## WHAT TO DO
Without the pictures, set down every line of the data exactly.

## DATA SECTION
+ + +

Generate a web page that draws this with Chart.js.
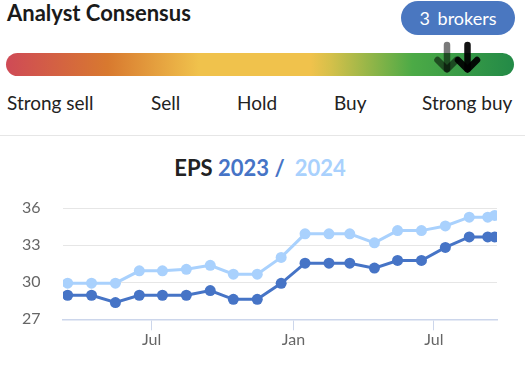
<!DOCTYPE html>
<html>
<head>
<meta charset="utf-8">
<script src="https://cdn.jsdelivr.net/npm/chart.js@4"></script>
<style>
  html, body { margin:0; padding:0; background:#fff; }
  body { width:525px; height:365px; position:relative; overflow:hidden; font-family:'Lato', sans-serif; }
  .abs { position:absolute; white-space:nowrap; }
  #title { left:7px; top:1.5px; font-size:22px; line-height:22px; font-weight:700; color:#1a1a1a; }
  #pill { left:401px; top:1px; width:114px; height:34px; border-radius:17px; background:#4a77c0; color:#fff;
          font-size:18px; line-height:34px; text-align:center; word-spacing:3px; }
  #bar { left:6px; top:53px; width:508px; height:23px; border-radius:11.5px;
         background:linear-gradient(to right, #cf4a56 0%, #d8792f 20%, #f0c24c 38%, #f0c24c 60%, #d4c04a 64%, #4caa46 80%, #238a47 100%); }
  .lbl { font-size:19px; line-height:19px; color:#222; top:93px; }
  #sep { left:0; top:135px; width:525px; height:1px; background:#e6e6e6; }
  #eps { left:0; width:520px; top:157px; text-align:center; font-size:22px; line-height:22px; font-weight:700; color:#222; }
  #wrap { left:0; top:190px; width:525px; height:175px; }
</style>
</head>
<body>
<div id="title" class="abs">Analyst Consensus</div>
<div id="pill" class="abs">3 brokers</div>
<div id="bar" class="abs"></div>
<svg class="abs" style="left:0;top:0" width="525" height="90">
  <g fill="none" stroke-linecap="round" stroke-linejoin="round" stroke-width="6.5">
    <g stroke="rgba(0,0,0,0.52)"><path d="M447 45 L447 69"/><path d="M437.5 60 L447 69.5 L456.5 60"/></g>
    <g stroke="rgba(0,0,0,0.93)"><path d="M467.5 45 L467.5 69"/><path d="M458 60 L467.5 69.5 L477 60"/></g>
  </g>
</svg>
<div class="abs lbl" style="left:7px">Strong sell</div>
<div class="abs lbl" style="left:151px">Sell</div>
<div class="abs lbl" style="left:237px">Hold</div>
<div class="abs lbl" style="left:334px">Buy</div>
<div class="abs lbl" style="left:422px">Strong buy</div>
<div id="sep" class="abs"></div>
<div id="eps" class="abs">EPS <span style="color:#4674c6">2023</span><span style="color:#4674c6"> /</span><span style="color:#a9d1fd;margin-left:10px">2024</span></div>
<div id="wrap" class="abs"><canvas id="c" width="525" height="175"></canvas></div>
<script>
const dates = ['2023-03-14','2023-04-14','2023-05-15','2023-06-15','2023-07-15','2023-08-15','2023-09-15','2023-10-15','2023-11-15','2023-12-16','2024-01-16','2024-02-16','2024-03-14','2024-04-15','2024-05-15','2024-06-15','2024-07-16','2024-08-16','2024-09-09','2024-09-18'];
const eps2023 = [28.95,28.95,28.36,28.95,28.95,28.95,29.33,28.62,28.62,29.92,31.55,31.55,31.55,31.15,31.77,31.77,32.83,33.68,33.68,33.68];
const eps2024 = [29.93,29.93,29.93,30.93,30.93,31.05,31.38,30.66,30.66,32.02,33.93,33.93,33.93,33.2,34.19,34.19,34.57,35.28,35.28,35.42];
const tickDates = ['2023-07-01','2024-01-01','2024-07-01'];
const tickLabels = ['Jul','Jan','Jul'];
const xRange = ['2023-03-08','2024-09-21'];
const yTicks = [27,30,33,36];

const day = s => { const [y,m,d] = s.split('-').map(Number); return Date.UTC(y,m-1,d)/86400000; };
const tickDays = tickDates.map(day);
const toPts = arr => arr.map((v,i) => ({x: day(dates[i]), y: v}));

const DARK = '#4674c6', LIGHT = '#a9d1fd';
new Chart(document.getElementById('c'), {
  type: 'line',
  data: {
    datasets: [
      { label:'2024', data: toPts(eps2024), borderColor: LIGHT, backgroundColor: LIGHT, borderWidth:3, pointRadius:5.5, pointHoverRadius:5.5, pointBorderWidth:0, tension:0 },
      { label:'2023', data: toPts(eps2023), borderColor: DARK, backgroundColor: DARK, borderWidth:3, pointRadius:5.5, pointHoverRadius:5.5, pointBorderWidth:0, tension:0 }
    ]
  },
  options: {
    responsive:false, animation:false, devicePixelRatio:1,
    layout: { padding: { top:18.3, right:28, left:22, bottom:0 } },
    plugins: { legend:{display:false}, tooltip:{enabled:false}, title:{display:false} },
    scales: {
      x: {
        type:'linear', position:'bottom', min: day(xRange[0]), max: day(xRange[1]),
        afterBuildTicks: a => { a.ticks = tickDays.map(v => ({value:v})); },
        afterFit: a => { a.height = 45.7; },
        ticks: { autoSkip:false, maxRotation:0, color:'#666', font:{family:'Lato', size:16}, padding:0,
                 callback: (v, i) => tickLabels[i] },
        grid: { drawOnChartArea:false, drawTicks:true, tickLength:11, color:'#ccd6eb', lineWidth:1 },
        border: { display:true, color:'#ccd6eb', width:1.5 }
      },
      y: {
        min: yTicks[0], max: yTicks[yTicks.length-1],
        afterBuildTicks: a => { a.ticks = yTicks.map(v => ({value:v})); },
        afterFit: a => { a.width = 41; },
        ticks: { color:'#666', font:{family:'Lato', size:16}, padding:0, crossAlign:'far' },
        grid: { color:'#e6e6e6', lineWidth:1, drawTicks:false },
        border: { display:false }
      }
    }
  }
});
</script>
</body>
</html>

+ + +

## WRITTEN SOLUTION
Generate a web page that draws this with Chart.js.
<!DOCTYPE html>
<html>
<head>
<meta charset="utf-8">
<script src="https://cdn.jsdelivr.net/npm/chart.js@4"></script>
<style>
  html, body { margin:0; padding:0; background:#fff; }
  body { width:525px; height:365px; position:relative; overflow:hidden; font-family:'Lato', sans-serif; }
  .abs { position:absolute; white-space:nowrap; }
  #title { left:7px; top:1.5px; font-size:22px; line-height:22px; font-weight:700; color:#1a1a1a; }
  #pill { left:401px; top:1px; width:114px; height:34px; border-radius:17px; background:#4a77c0; color:#fff;
          font-size:18px; line-height:34px; text-align:center; word-spacing:3px; }
  #bar { left:6px; top:53px; width:508px; height:23px; border-radius:11.5px;
         background:linear-gradient(to right, #cf4a56 0%, #d8792f 20%, #f0c24c 38%, #f0c24c 60%, #d4c04a 64%, #4caa46 80%, #238a47 100%); }
  .lbl { font-size:19px; line-height:19px; color:#222; top:93px; }
  #sep { left:0; top:135px; width:525px; height:1px; background:#e6e6e6; }
  #eps { left:0; width:520px; top:157px; text-align:center; font-size:22px; line-height:22px; font-weight:700; color:#222; }
  #wrap { left:0; top:190px; width:525px; height:175px; }
</style>
</head>
<body>
<div id="title" class="abs">Analyst Consensus</div>
<div id="pill" class="abs">3 brokers</div>
<div id="bar" class="abs"></div>
<svg class="abs" style="left:0;top:0" width="525" height="90">
  <g fill="none" stroke-linecap="round" stroke-linejoin="round" stroke-width="6.5">
    <g stroke="rgba(0,0,0,0.52)"><path d="M447 45 L447 69"/><path d="M437.5 60 L447 69.5 L456.5 60"/></g>
    <g stroke="rgba(0,0,0,0.93)"><path d="M467.5 45 L467.5 69"/><path d="M458 60 L467.5 69.5 L477 60"/></g>
  </g>
</svg>
<div class="abs lbl" style="left:7px">Strong sell</div>
<div class="abs lbl" style="left:151px">Sell</div>
<div class="abs lbl" style="left:237px">Hold</div>
<div class="abs lbl" style="left:334px">Buy</div>
<div class="abs lbl" style="left:422px">Strong buy</div>
<div id="sep" class="abs"></div>
<div id="eps" class="abs">EPS <span style="color:#4674c6">2023</span><span style="color:#4674c6"> /</span><span style="color:#a9d1fd;margin-left:10px">2024</span></div>
<div id="wrap" class="abs"><canvas id="c" width="525" height="175"></canvas></div>
<script>
const dates = ['2023-03-14','2023-04-14','2023-05-15','2023-06-15','2023-07-15','2023-08-15','2023-09-15','2023-10-15','2023-11-15','2023-12-16','2024-01-16','2024-02-16','2024-03-14','2024-04-15','2024-05-15','2024-06-15','2024-07-16','2024-08-16','2024-09-09','2024-09-18'];
const eps2023 = [28.95,28.95,28.36,28.95,28.95,28.95,29.33,28.62,28.62,29.92,31.55,31.55,31.55,31.15,31.77,31.77,32.83,33.68,33.68,33.68];
const eps2024 = [29.93,29.93,29.93,30.93,30.93,31.05,31.38,30.66,30.66,32.02,33.93,33.93,33.93,33.2,34.19,34.19,34.57,35.28,35.28,35.42];
const tickDates = ['2023-07-01','2024-01-01','2024-07-01'];
const tickLabels = ['Jul','Jan','Jul'];
const xRange = ['2023-03-08','2024-09-21'];
const yTicks = [27,30,33,36];

const day = s => { const [y,m,d] = s.split('-').map(Number); return Date.UTC(y,m-1,d)/86400000; };
const tickDays = tickDates.map(day);
const toPts = arr => arr.map((v,i) => ({x: day(dates[i]), y: v}));

const DARK = '#4674c6', LIGHT = '#a9d1fd';
new Chart(document.getElementById('c'), {
  type: 'line',
  data: {
    datasets: [
      { label:'2024', data: toPts(eps2024), borderColor: LIGHT, backgroundColor: LIGHT, borderWidth:3, pointRadius:5.5, pointHoverRadius:5.5, pointBorderWidth:0, tension:0 },
      { label:'2023', data: toPts(eps2023), borderColor: DARK, backgroundColor: DARK, borderWidth:3, pointRadius:5.5, pointHoverRadius:5.5, pointBorderWidth:0, tension:0 }
    ]
  },
  options: {
    responsive:false, animation:false, devicePixelRatio:1,
    layout: { padding: { top:18.3, right:28, left:22, bottom:0 } },
    plugins: { legend:{display:false}, tooltip:{enabled:false}, title:{display:false} },
    scales: {
      x: {
        type:'linear', position:'bottom', min: day(xRange[0]), max: day(xRange[1]),
        afterBuildTicks: a => { a.ticks = tickDays.map(v => ({value:v})); },
        afterFit: a => { a.height = 45.7; },
        ticks: { autoSkip:false, maxRotation:0, color:'#666', font:{family:'Lato', size:16}, padding:0,
                 callback: (v, i) => tickLabels[i] },
        grid: { drawOnChartArea:false, drawTicks:true, tickLength:11, color:'#ccd6eb', lineWidth:1 },
        border: { display:true, color:'#ccd6eb', width:1.5 }
      },
      y: {
        min: yTicks[0], max: yTicks[yTicks.length-1],
        afterBuildTicks: a => { a.ticks = yTicks.map(v => ({value:v})); },
        afterFit: a => { a.width = 41; },
        ticks: { color:'#666', font:{family:'Lato', size:16}, padding:0, crossAlign:'far' },
        grid: { color:'#e6e6e6', lineWidth:1, drawTicks:false },
        border: { display:false }
      }
    }
  }
});
</script>
</body>
</html>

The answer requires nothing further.